As I am getting to this review long after the book club discussion, I will be brief. I am not usually a fan of werewolf stories. I find the mythology tedious. Men are beasts, blah blah blah. This version is at least set in somewhere different, India, and rotates around a very strong woman in unfortunate circumstances. There are two primary stories, one told in the present with Alok the professor and one told in the past with Cyra that prostitute/mother. The book weaves together many mythologies from many different cultures to create a new mythology that is a little interesting.
A few thoughts.
Cyra’s tale. She is neither a victim nor a hero. She is a survivor. Which makes the motivation for chasing down the creature who raped her circumspect. Yeah, she doesn’t want to have this demon baby and is dealing with some crazy stuff. But why would a woman who is surviving in incredibly harsh circumstances, by herself, with very little resources, risk her life to confront a man beast? She is a great character, but her fascination with both Geuvadan and Fenrir makes no sense to me.

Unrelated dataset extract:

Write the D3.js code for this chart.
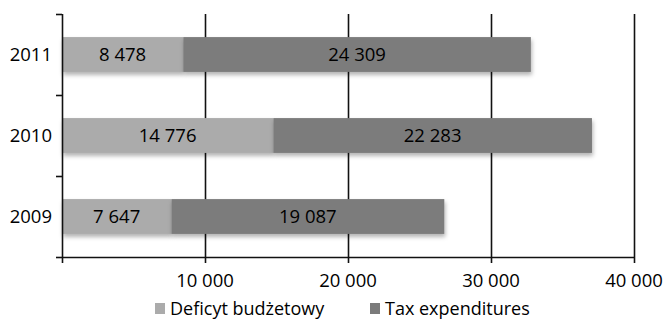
<!DOCTYPE html>
<html>
<head>
<meta charset="utf-8">
<script src="https://cdn.jsdelivr.net/npm/d3@7"></script>
<style>
	body { margin: 0; background: #fff; }
	svg text { font-family: "Open Sans", sans-serif; fill: #000; }
</style>
</head>
<body>
<svg id="chart" width="663" height="322"></svg>
<script>
const years = ["2011", "2010", "2009"];
const deficit = [8478, 14776, 7647];
const taxExp = [24309, 22283, 19087];
const xTicks = [10000, 20000, 30000, 40000];
const seriesNames = ["Deficyt budżetowy", "Tax expenditures"];
const seriesColours = ["#ababab", "#7b7b7b"];

var svg = d3.select("#chart");
var margin = { left: 62, right: 29, top: 14, bottom: 65 };
var width = 663 - margin.left - margin.right;
var height = 322 - margin.top - margin.bottom;

// format 14776 -> "14 776"
var fmt = d => d3.format(",")(d).replace(/,/g, " ");

var x = d3.scaleLinear().domain([0, 40000]).range([0, width]);
var y = d3.scaleBand().domain(years).range([0, height]).paddingInner(0.57).paddingOuter(0.285);
var yEdges = d3.scaleLinear().domain([0, years.length]).range([0, height]);

// drop shadow for bars
var defs = svg.append("defs");
var shadow = defs.append("filter").attr("id", "shadow")
	.attr("x", "-5%").attr("y", "-20%").attr("width", "110%").attr("height", "160%");
shadow.append("feDropShadow")
	.attr("dx", 1).attr("dy", 3).attr("stdDeviation", 2)
	.attr("flood-color", "#000").attr("flood-opacity", 0.3);

var g = svg.append("g").attr("transform", `translate(${margin.left},${margin.top})`);

// vertical grid lines
g.append("g").selectAll("line")
	.data(xTicks)
	.enter().append("line")
	.attr("x1", d => Math.round(x(d)) + 0.5)
	.attr("x2", d => Math.round(x(d)) + 0.5)
	.attr("y1", 0).attr("y2", height)
	.attr("stroke", "#111").attr("stroke-width", 1.6);

// stacked bars
var rows = years.map((yr, i) => ({ year: yr, parts: [deficit[i], taxExp[i]] }));

var rowG = g.append("g").selectAll("g")
	.data(rows)
	.enter().append("g")
	.attr("transform", d => `translate(0,${y(d.year)})`);

rowG.each(function(d) {
	var sel = d3.select(this);
	var start = 0;
	d.parts.forEach((v, k) => {
		sel.append("rect")
			.attr("x", x(start))
			.attr("y", 0)
			.attr("width", x(start + v) - x(start))
			.attr("height", y.bandwidth())
			.attr("fill", seriesColours[k])
			.attr("filter", "url(#shadow)");
		start += v;
	});
	start = 0;
	d.parts.forEach((v, k) => {
		sel.append("text")
			.attr("x", x(start + v / 2))
			.attr("y", y.bandwidth() / 2)
			.attr("dy", "0.36em")
			.attr("text-anchor", "middle")
			.attr("font-size", 18.5)
			.text(fmt(v));
		start += v;
	});
});

// x axis
var xAxis = g.append("g").attr("transform", `translate(0,${height})`);
xAxis.append("line")
	.attr("x1", 0).attr("x2", width + 1)
	.attr("y1", 0.5).attr("y2", 0.5)
	.attr("stroke", "#111").attr("stroke-width", 1.6);
xAxis.selectAll(".tick")
	.data([0].concat(xTicks))
	.enter().append("line")
	.attr("x1", d => Math.round(x(d)) + 0.5)
	.attr("x2", d => Math.round(x(d)) + 0.5)
	.attr("y1", 0).attr("y2", 6)
	.attr("stroke", "#111").attr("stroke-width", 1.6);
xAxis.selectAll("text")
	.data(xTicks)
	.enter().append("text")
	.attr("x", d => x(d))
	.attr("y", 23)
	.attr("dy", "0.36em")
	.attr("text-anchor", "middle")
	.attr("font-size", 18.5)
	.text(fmt);

// y axis
var yAxis = g.append("g");
yAxis.append("line")
	.attr("x1", 0.5).attr("x2", 0.5)
	.attr("y1", 0).attr("y2", height)
	.attr("stroke", "#111").attr("stroke-width", 1.6);
yAxis.selectAll(".tick")
	.data(d3.range(years.length + 1))
	.enter().append("line")
	.attr("x1", -6).attr("x2", 0)
	.attr("y1", d => Math.round(yEdges(d)) + 0.5)
	.attr("y2", d => Math.round(yEdges(d)) + 0.5)
	.attr("stroke", "#111").attr("stroke-width", 1.6);
yAxis.selectAll("text")
	.data(years)
	.enter().append("text")
	.attr("x", -10)
	.attr("y", d => y(d) + y.bandwidth() / 2)
	.attr("dy", "0.36em")
	.attr("text-anchor", "end")
	.attr("font-size", 18.5)
	.text(d => d);

// legend (kept just inside the bottom edge)
var legendX = [155, 370];
var legend = svg.append("g").selectAll("g")
	.data(seriesNames)
	.enter().append("g")
	.attr("transform", (d, i) => `translate(${legendX[i]},303)`);
legend.append("rect")
	.attr("x", 0).attr("y", 0)
	.attr("width", 10).attr("height", 11)
	.attr("fill", (d, i) => seriesColours[i]);
legend.append("text")
	.attr("x", 15).attr("y", 6)
	.attr("dy", "0.36em")
	.attr("font-size", 18)
	.text(d => d);
</script>
</body>
</html>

Alok: Yay for queer characters. Boo for self-hating queer characters. It feels like the metaphor for second “true” selves in relation to a mostly closeted and shamed queer narrator is a bit heavy handed. Alok is a historian and as such, can’t help but be invested in translating the scrolls. His slowly acknowledged attraction to stranger also makes sense. His sections of the book are the most boring.
The bodily fluids. I bet if I went back and counted the number of sentences involving piss, shit, blood, semen, dismembered body parts or bones it would be well over 25% of all the sentences in the book. I get it, they are hedonistic creatures who revel in consumption. But multiple scenes referencing naked stinky dudes peeing in circles after taking off their clothes just bogged the story down and read like a very specific fan fic fetish.
I am glad I read the book and happy to have participated (at least as an observer) in the book club, but I don’t think I will recommend this book to anyone else.